On a different occasion, we began with a special appetizer of crab cakes that were also dusted in corn meal, but the proportion of moist interior to dry exterior was greatly improved. The duo of brightly seasoned cakes, flecked with peppers and corn and pooled in a potent Creole mustard sauce, likewise contained a favorable ratio of crab to filler. The only other menu starters are gumbo and red beans and rice, both of which also come as entrées, and a crawfish bisque so pale and mild, it might well have been called cream of cream soup.

Nightly specials generally include a smoked fish or meat item that Sulzinski and Executive Chef Kevin Guay prepare on site. On one visit, they smoked up a pork loin, the juicy, lip-smacking slices of meat as tender as filet mignon and exuding a bacon-like intensity of flavor that brought to mind authentic barbecue. A semi-spicy brown sauce draping the pork was dense with corn kernels, roasted peppers, and soft, chewy nuggets of hominy, while a pile of mashed boniato and plantains made this a hefty and delicious plate of food.

As big and easy to enjoy as the specials can be, it's the traditional home-cooked Louisiana stews and rice dishes that distinguish Creolina's from other dining establishments. They do an admirable job with the basics here, excepting the gumbo ya ya. The dish gets its name from the African word for okra, which somehow got omitted. Worse, there was no chicken and but one mere morsel of andouille sausage. In fact, the gumbo was missing all solids except the cooking vegetables and rice.

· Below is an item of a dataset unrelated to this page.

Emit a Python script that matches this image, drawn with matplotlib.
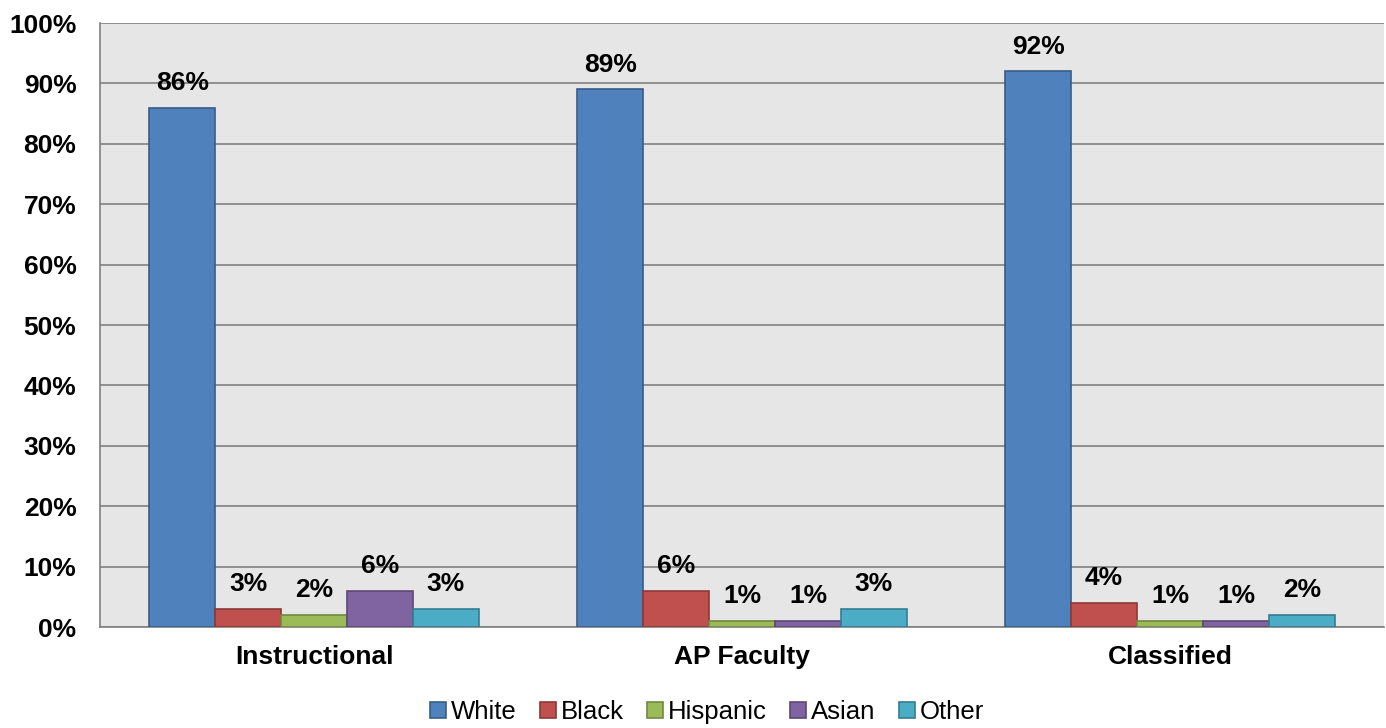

Just about everything in Louisiana is served with rice, each person of the state annually consuming some 70 pounds of the grain -- way more than any other Americans. No rice dish is more ubiquitous than jambalaya, a combo usually consisting of various shellfish and smoked pork products -- Creolina's uses chicken, shrimp, and andouille sausage. Some versions are served dry like a paella; others, such as this one, come topped with a brown sauce that tastes similar to the gumbo base. Like most food served here, the jambalaya is only mildly spicy, but numerous bottles of hot sauce are brought to the table. The one Sulzinski makes, called Cajun Firewater, is exactly that -- a skull and crossbones are posted on the label, and I suggest you take this warning seriously. His habañero vinegar is only a little less lethal.

Those who prefer their food fiery will definitely splash one chili-infused sauce or another on the crawfish étouffée, which, because of an addition of cream, is the mildest of the stews. It's also one of the tastiest, the tail meat of the tiny freshwater crustaceans sweetly engaging.

(Readers Quiz: Is crawfish étouffée more likely to be Cajun or Creole?)

Monday in New Orleans is traditionally laundry day as well as red beans and rice day. This is by design: The beans can be cooked slowly, with little attention, while the wash is being attended to. Creolina's clean rendition is lacking in ham-hock smokiness (for the sake of vegetarian diners) but offers a modicum of that taste via smoked andouille sausage and is otherwise imbued with full flavors emanating from the vegetables, seasonings, and stock. A Cajun combo with bowls of rice and beans, jambalaya, and étouffée is a great way of getting acquainted with, or just enjoying, all three. It costs $15.95, which is about average for the entrées -- Creolina's prices have steadily crept up over the years but are still pretty decent.

Having personally blackened more than a thousand redfish while cooking at the Fairmont Hotel in New Orleans, I've experienced occasional pangs of guilt over their near-extinction. Redfish have been recovering recently thanks to the never-ending quest of food faddists to move on and threaten the existence of other species (like, more recently, the poor Chilean sea bass), but it should be respectfully noted that Creolina's doesn't serve either of these seafoods because of their endangered designation. There are still plenty of catfish to fry, however, and the kitchen crew does a bang-up job of doing so, first flouring the fish, then bronzing in a pan of hot oil, and finishing with a thin, brown, butter sauce that soaks its fatty flavor into the white flesh; a few pecans are thrown on top to warrant the menu title of "catfish pecan." The plate also comes heaped with collard greens, crunchy haricot verts, an aromatic, cardamom-infused acorn squash purée -- and buttery rice.

Sugar cane is Louisiana's second-largest cash crop, which may be why desserts in that state are so saccharine -- is there a sweeter treat than pecan pie? Well, you won't find pecan pie at Creolina's, nor pralines nor freshly fried beignets, but there is a ridiculously rich, sweet, and delectable bread pudding, served warm and studded with walnuts and melted chocolate. As if that's not enough, the pudding is padded with a heap of whipped cream and a second mound of a well-spiked bourbon sauce that's really more like a foam. If after finishing one of Creolina's hearty meals, you've no trouble polishing off this pudding, you may have an eating disorder.

If Creolina's were located in the Crescent City, it would be one of countless places to grab a decent plate of rice and beans. In Broward County, it's one of the only, which is something of a good news/bad news proposition. The bad: With so little competition, it needn't be spectacular to succeed -- and it isn't. The good: It's still a pleasant, affordable place for honest, tasty, unpretentious home cooking and might just be the best spot in Fort Lauderdale to get your ya-yas out with authentic food from New Orleans.

(Answer to Readers Quiz: I already told you -- if you aren't sure, say "Louisiana cooking"! Jeez, this Prudhomme guy's gonna eat you alive.)